▶ Job
Can you transcribe the data exactly? Leave the pictures out.

***** Data block

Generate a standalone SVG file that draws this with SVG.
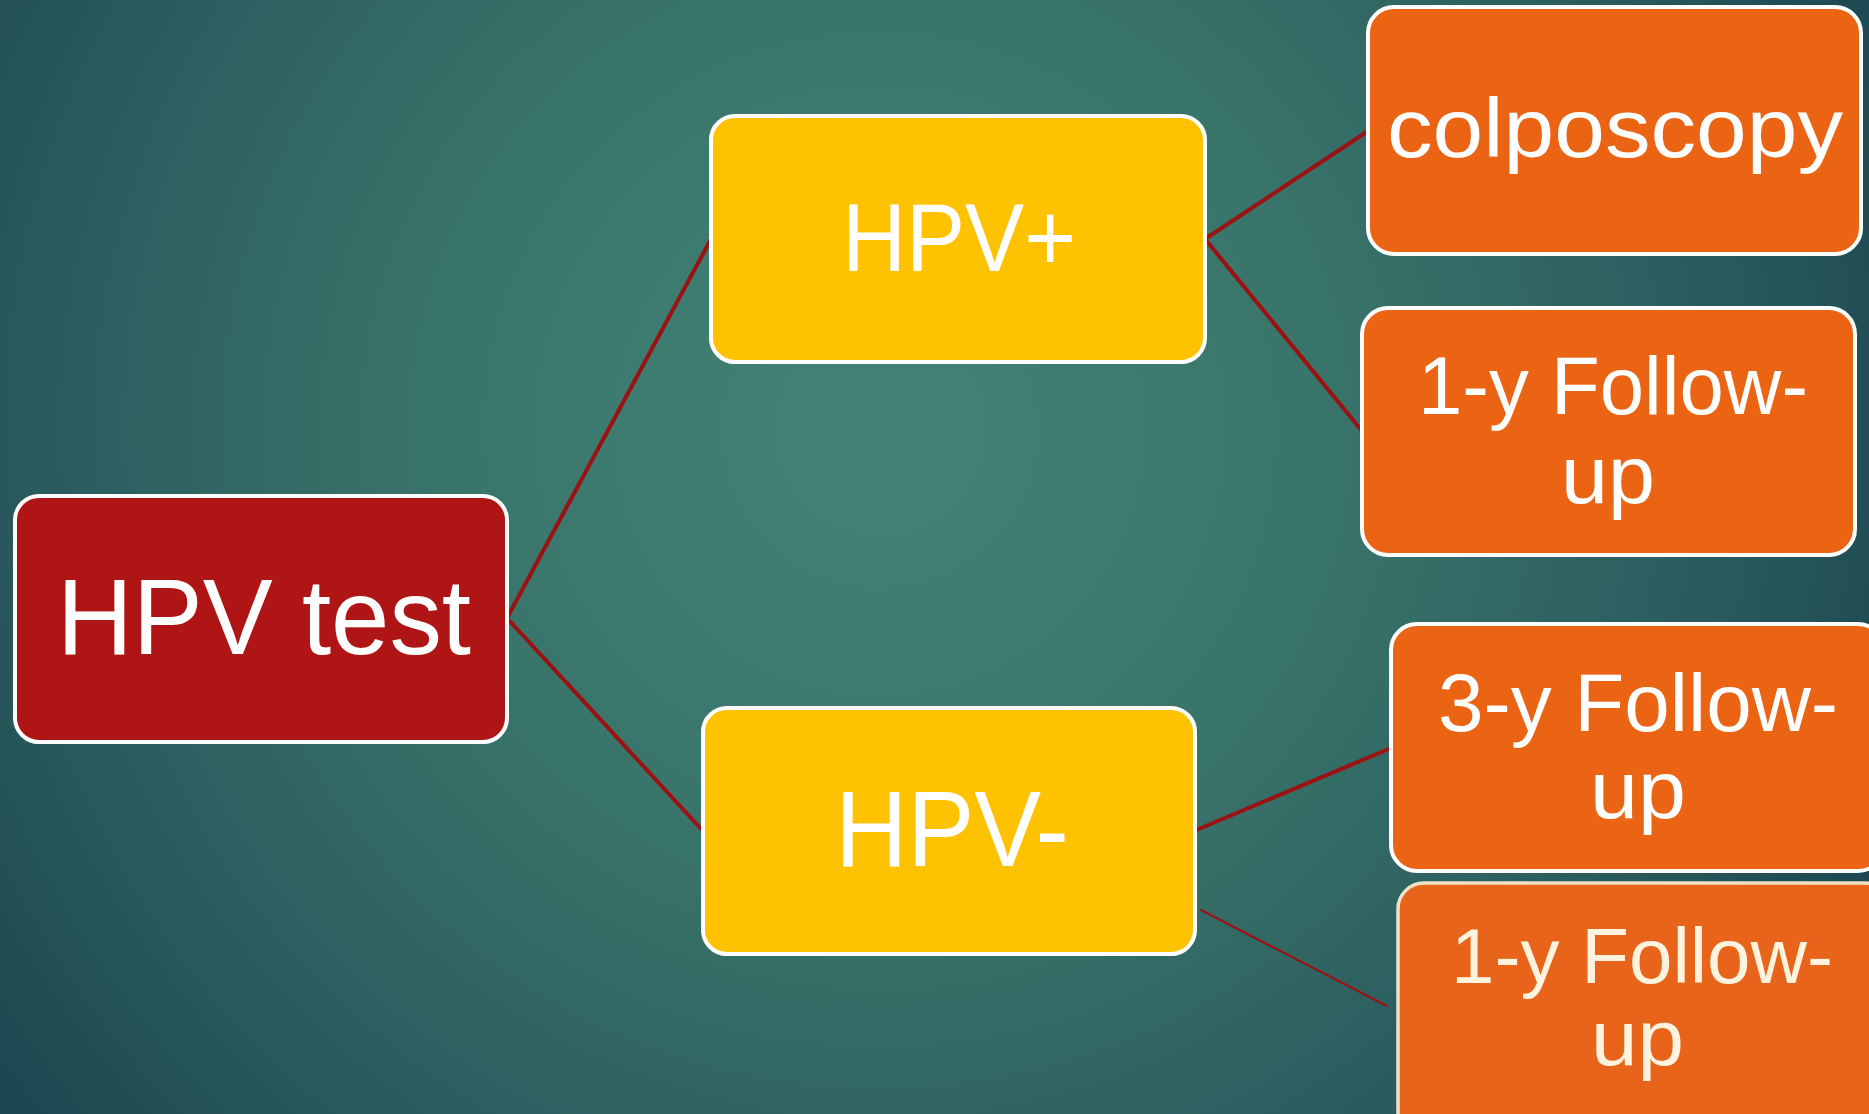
<svg xmlns="http://www.w3.org/2000/svg" width="1869" height="1114" viewBox="0 0 1869 1114">
  <defs>
    <radialGradient id="bg" cx="880" cy="430" r="1120" gradientUnits="userSpaceOnUse">
      <stop offset="0" stop-color="#438375"/>
      <stop offset="0.4" stop-color="#39746b"/>
      <stop offset="0.75" stop-color="#2a5b5d"/>
      <stop offset="1" stop-color="#1b4550"/>
    </radialGradient>
    <style>
      .box { stroke: #ffffff; stroke-width: 4; }
      .red { fill: #b01515; }
      .yellow { fill: #fec200; }
      .orange { fill: #ea6414; }
      .t { font-family: "Liberation Sans", Arial, sans-serif; fill: #ffffff; }
      .conn { stroke: #9c1111; stroke-width: 4; fill: none; stroke-linecap: round; }
      .thin { stroke-width: 2.2; }
    </style>
  </defs>
  <rect x="0" y="0" width="1869" height="1114" fill="url(#bg)"/>

  <g id="connectors">
    <line class="conn" x1="507" y1="618" x2="711" y2="239"/>
    <line class="conn" x1="507" y1="618" x2="703" y2="831"/>
    <line class="conn" x1="1205" y1="239" x2="1368" y2="131"/>
    <line class="conn" x1="1205" y1="239" x2="1362" y2="431"/>
    <line class="conn" x1="1194" y1="831" x2="1391" y2="748"/>
    <line class="conn thin" x1="1201" y1="910" x2="1387" y2="1006"/>
  </g>

  <g id="hpv-test">
    <rect class="box red" x="15" y="496" width="492" height="246" rx="24"/>
    <text class="t" x="57" y="654" font-size="107" textLength="414" lengthAdjust="spacingAndGlyphs">HPV test</text>
  </g>

  <g id="hpv-pos">
    <rect class="box yellow" x="711" y="116" width="494" height="246" rx="24"/>
    <text class="t" x="842" y="271" font-size="96" textLength="234" lengthAdjust="spacingAndGlyphs">HPV+</text>
  </g>

  <g id="hpv-neg">
    <rect class="box yellow" x="703" y="708" width="492" height="246" rx="24"/>
    <text class="t" x="835" y="866" font-size="107" textLength="234" lengthAdjust="spacingAndGlyphs">HPV-</text>
  </g>

  <g id="colposcopy">
    <rect class="box orange" x="1368" y="7" width="493" height="247" rx="26"/>
    <text class="t" x="1387" y="157" font-size="84" textLength="456" lengthAdjust="spacingAndGlyphs">colposcopy</text>
  </g>

  <g id="followup-1y-pos">
    <rect class="box orange" x="1362" y="308" width="493" height="247" rx="26"/>
    <text class="t" x="1418" y="414" font-size="81" textLength="390" lengthAdjust="spacingAndGlyphs">1-y Follow-</text>
    <text class="t" x="1561" y="503" font-size="81" textLength="94" lengthAdjust="spacingAndGlyphs">up</text>
  </g>

  <g id="followup-3y-neg">
    <rect class="box orange" x="1391" y="624" width="493" height="247" rx="26"/>
    <text class="t" x="1438" y="731" font-size="82" textLength="400" lengthAdjust="spacingAndGlyphs">3-y Follow-</text>
    <text class="t" x="1590" y="818" font-size="82" textLength="96" lengthAdjust="spacingAndGlyphs">up</text>
  </g>

  <g id="followup-1y-neg">
    <rect x="1398" y="883" width="493" height="260" rx="26" fill="#e8641a" stroke="#eee1c4" stroke-width="3.5"/>
    <text class="t" x="1451" y="983" font-size="77" textLength="382" lengthAdjust="spacingAndGlyphs" style="fill:#fdf3df">1-y Follow-</text>
    <text class="t" x="1591" y="1065" font-size="77" textLength="93" lengthAdjust="spacingAndGlyphs" style="fill:#fdf3df">up</text>
  </g>
</svg>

**********

▶ Task output
Generate a standalone SVG file that draws this with SVG.
<svg xmlns="http://www.w3.org/2000/svg" width="1869" height="1114" viewBox="0 0 1869 1114">
  <defs>
    <radialGradient id="bg" cx="880" cy="430" r="1120" gradientUnits="userSpaceOnUse">
      <stop offset="0" stop-color="#438375"/>
      <stop offset="0.4" stop-color="#39746b"/>
      <stop offset="0.75" stop-color="#2a5b5d"/>
      <stop offset="1" stop-color="#1b4550"/>
    </radialGradient>
    <style>
      .box { stroke: #ffffff; stroke-width: 4; }
      .red { fill: #b01515; }
      .yellow { fill: #fec200; }
      .orange { fill: #ea6414; }
      .t { font-family: "Liberation Sans", Arial, sans-serif; fill: #ffffff; }
      .conn { stroke: #9c1111; stroke-width: 4; fill: none; stroke-linecap: round; }
      .thin { stroke-width: 2.2; }
    </style>
  </defs>
  <rect x="0" y="0" width="1869" height="1114" fill="url(#bg)"/>

  <g id="connectors">
    <line class="conn" x1="507" y1="618" x2="711" y2="239"/>
    <line class="conn" x1="507" y1="618" x2="703" y2="831"/>
    <line class="conn" x1="1205" y1="239" x2="1368" y2="131"/>
    <line class="conn" x1="1205" y1="239" x2="1362" y2="431"/>
    <line class="conn" x1="1194" y1="831" x2="1391" y2="748"/>
    <line class="conn thin" x1="1201" y1="910" x2="1387" y2="1006"/>
  </g>

  <g id="hpv-test">
    <rect class="box red" x="15" y="496" width="492" height="246" rx="24"/>
    <text class="t" x="57" y="654" font-size="107" textLength="414" lengthAdjust="spacingAndGlyphs">HPV test</text>
  </g>

  <g id="hpv-pos">
    <rect class="box yellow" x="711" y="116" width="494" height="246" rx="24"/>
    <text class="t" x="842" y="271" font-size="96" textLength="234" lengthAdjust="spacingAndGlyphs">HPV+</text>
  </g>

  <g id="hpv-neg">
    <rect class="box yellow" x="703" y="708" width="492" height="246" rx="24"/>
    <text class="t" x="835" y="866" font-size="107" textLength="234" lengthAdjust="spacingAndGlyphs">HPV-</text>
  </g>

  <g id="colposcopy">
    <rect class="box orange" x="1368" y="7" width="493" height="247" rx="26"/>
    <text class="t" x="1387" y="157" font-size="84" textLength="456" lengthAdjust="spacingAndGlyphs">colposcopy</text>
  </g>

  <g id="followup-1y-pos">
    <rect class="box orange" x="1362" y="308" width="493" height="247" rx="26"/>
    <text class="t" x="1418" y="414" font-size="81" textLength="390" lengthAdjust="spacingAndGlyphs">1-y Follow-</text>
    <text class="t" x="1561" y="503" font-size="81" textLength="94" lengthAdjust="spacingAndGlyphs">up</text>
  </g>

  <g id="followup-3y-neg">
    <rect class="box orange" x="1391" y="624" width="493" height="247" rx="26"/>
    <text class="t" x="1438" y="731" font-size="82" textLength="400" lengthAdjust="spacingAndGlyphs">3-y Follow-</text>
    <text class="t" x="1590" y="818" font-size="82" textLength="96" lengthAdjust="spacingAndGlyphs">up</text>
  </g>

  <g id="followup-1y-neg">
    <rect x="1398" y="883" width="493" height="260" rx="26" fill="#e8641a" stroke="#eee1c4" stroke-width="3.5"/>
    <text class="t" x="1451" y="983" font-size="77" textLength="382" lengthAdjust="spacingAndGlyphs" style="fill:#fdf3df">1-y Follow-</text>
    <text class="t" x="1591" y="1065" font-size="77" textLength="93" lengthAdjust="spacingAndGlyphs" style="fill:#fdf3df">up</text>
  </g>
</svg>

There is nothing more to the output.